The Old Paths: The Wright way

By Leslie Bray Brewer - Special to The Stokes News

My youngest son Malachi has told me for years that he’s going to be rich one day. He has long insisted that he will build a 10-story house (he does, however, waver on location—mountains or beach?) with a purple room just for my visits. Of course there will be a swimming pool and other such perks.

“How will you get money to do all of this?” I fondly ask.

“Oh, I’m going to be a scientist who invents flying cars and a machine for time travel,” he confidently replies.

Don’t you love the faith of a child?

When his older siblings have tried to discourage him by contending that time travel is impossible, I generally wave them off. Let the kid dream, I say. No, I don’t lie to him or try to jumble his perceptions of reality versus fantasy, but who’s to say he won’t invent some incredible contraption?

There was a time that most people on earth would have said mankind would never fly. But in Ohio, two young boys were already dreaming of such a thing. No doubt, many thought those Wright brothers were pert near crazy or at least “curious” (as in, “peculiar”—not investigative).

Yet on December 17, 1903, in our very own state of North Carolina, Orville and Wilbur Wright made history when they flew a contraption heavier than air for a sustained time. Wilbur died less than nine years later at age 45, but Orville lived long enough to fly on a plane that could go over 300 miles per hour cross-country in 1944.

And “they” said it couldn’t be done.

I am convinced that one reason the Wright brothers did what they did, instead of routinely settling into the life expected of them by society, was that their parents brought them up to expect a nonconformist life. Their mother Susan was bold enough to go to college for a degree—in the 1800’s when women didn’t commonly do that. The daughter of a skilled carriage-maker, she was very mechanically-oriented and often gave her sons creative ideas for their inventions. It was Susan who helped Orville and Wilbur doctor up their sled to be the fastest in the neighborhood.

Their father, although a Christian minister who believed in stern discipline, was nonetheless very affectionate to his children and encouraged them to think outside the box, explore nature, be creative. Sometimes he would allow his four sons and one daughter to skip school (heaven forbid, some modern educators might exclaim) to simply pursue their individual interests—whether it be inventing, reading, nature hikes, writing. (Notice

that does not say “skip school to play video games, watch TV, scroll social media.” Minister Wright had nobler intentions in mind for his children, no doubt.)

Orville once said of his childhood: “We were lucky enough to grow up in an environment where there was always much encouragement to children to pursue intellectual interests, to investigate whatever aroused curiosity.
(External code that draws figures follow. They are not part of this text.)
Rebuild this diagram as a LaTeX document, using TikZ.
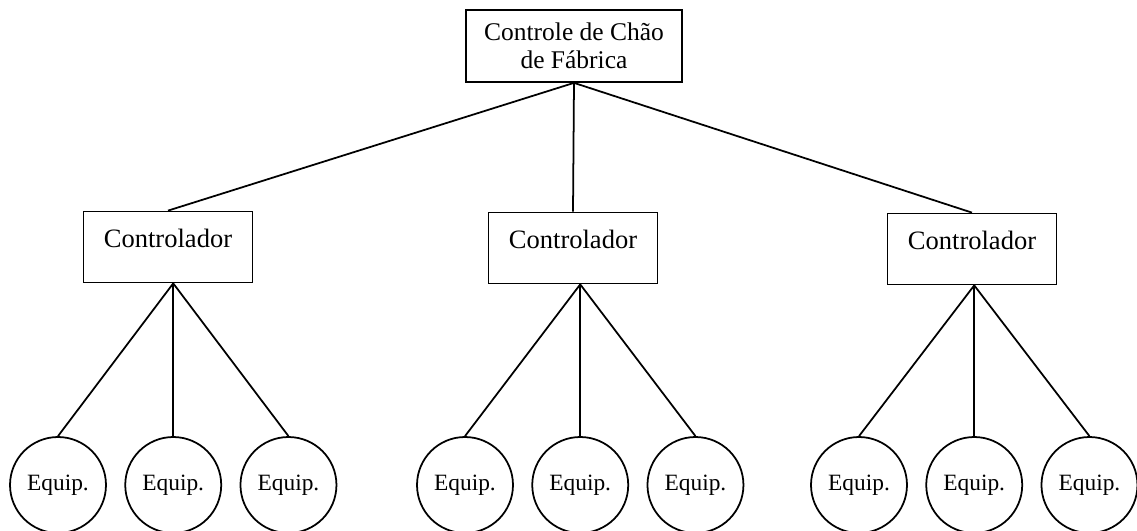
\documentclass[tikz,border=0pt]{standalone}
\usepackage{fontspec}
\setmainfont{Liberation Serif}
\usetikzlibrary{positioning, calc}

\begin{document}
\begin{tikzpicture}[x=0.02cm, y=-0.02cm, line width=1pt, node distance=0.35cm,
        every node/.style={draw, inner sep=0pt},
        ctrl/.style={rectangle, minimum width=3.38cm, text height=0.72cm, text depth=0.70cm, font=\fontsize{15.1}{18}\selectfont},
        equip/.style={circle, minimum size=1.92cm, font=\fontsize{13.3}{16}\selectfont}]
        \useasboundingbox (0,0) rectangle (1137,531);

        \node (top) [rectangle, minimum width=4.32cm, minimum height=1.44cm, align=center, font=\fontsize{14.5}{15.9}\selectfont] at (574,46) {Controle de Chão\\de Fábrica}; % Shop floor control

        \node (c1) [ctrl] at (168,247) {Controlador}; % Left controller
        \node (c2) [ctrl] at (573,248) {Controlador}; % Middle controller
        \node (c3) [ctrl] at (972,249) {Controlador}; % Right controller

        % Equipment under each controller
        \node (e11) [equip] at (58,485) {Equip.};
        \node (e12) [equip, right=of e11] {Equip.};
        \node (e13) [equip, right=of e12] {Equip.};
        \node (e21) [equip] at (465,485) {Equip.};
        \node (e22) [equip, right=of e21] {Equip.};
        \node (e23) [equip, right=of e22] {Equip.};
        \node (e31) [equip] at (859,485) {Equip.};
        \node (e32) [equip, right=of e31] {Equip.};
        \node (e33) [equip, right=of e32] {Equip.};

        \foreach \c in {c1, c2, c3} {
            \draw (top.south) -- (\c.north);
        }

        \foreach \g in {1, 2, 3} {
            \foreach \i in {1, 2, 3} {
                \draw (c\g.south -| e\g2.north) -- (e\g\i.north);
            }
        }
\end{tikzpicture}
\end{document}
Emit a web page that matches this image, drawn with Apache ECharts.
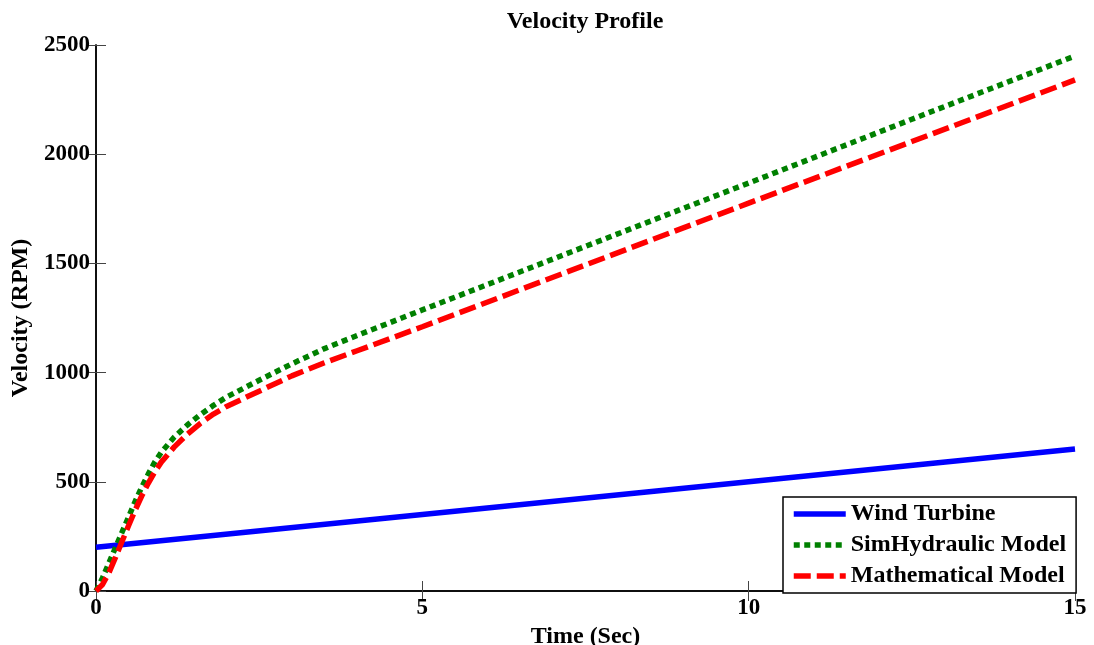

In a different kind of environment, our curiosity might have been nipped long before it could have borne fruit.”

The result? My NC license plate says “First in Flight” because the Wright brothers dared to believe that man could fly and then proved it “rye-cheer” (an alternative spelling for how we Dry Hollow folks say “right here”).

Parenting styles make a difference. Are we as parents/guardians encouraging our children to follow their dreams and perhaps make them reality? I realize that practicality has to play a role, but think about it, would tinkering on flying machines have seemed practical on the old paths of the Wright Brothers’ world?

Not every child is destined to be a great inventor or artist or innovator, but maybe yours is. Your child’s interests, predilections and persistence are generally good indicators of what he/she is destined to do, but we as mentors must be watching and listening to know this.

(That brings to mind the current TV commercial called “Distracted Parents” by Common Sense Media—the little boy trying to tell his parents about his day at school while they scroll on their smartphones and absentmindedly answer him.)

Before we know it, these little treasures God has given us are grown up and perhaps not as interested in telling us about their day anymore. Despite my many failures as a parent, my adult children call me nearly daily to tell me how their day has gone. Why?

Because when they were little, I listened to them talk about wanting to write great books, draw amazing pictures, change the world—yea, even invent machines that would give us superpowers. And I didn’t tell them they couldn’t do it.

One of my favorite writers, Henry David Thoreau, once said: “The youth gets together his materials to build a bridge to the moon, or, perchance, a palace or temple on the earth, and, at length, the middle-aged man concludes to build a woodshed with them.”

Oh, to have the faith of a child again that nearly anything is possible! You’ve heard of the famous newspaperman who wrote the editorial, “Yes, Virginia, there is a Santa Claus”? Well, here’s the not-so-famous newspaperwoman who writes the editorial, “Yes, Malachi, you can pursue

the seemingly-impossible!” And if that results in a machine to give us superpowers, then I want mine to be the ability to fly without the aid of engines!

In 1910 when aviation was still very young and dangerous, Orville Wright took his 82-year-old father on the only flight of the dad’s lifetime—a flight that lasted for almost seven minutes and soared to about 350 feet. As they reached the highest point of their ascension, Minister Wright cried out to his son, “Higher, Orville, higher!”

May that be the rallying cry of effective parenthood—“Higher, children, higher!”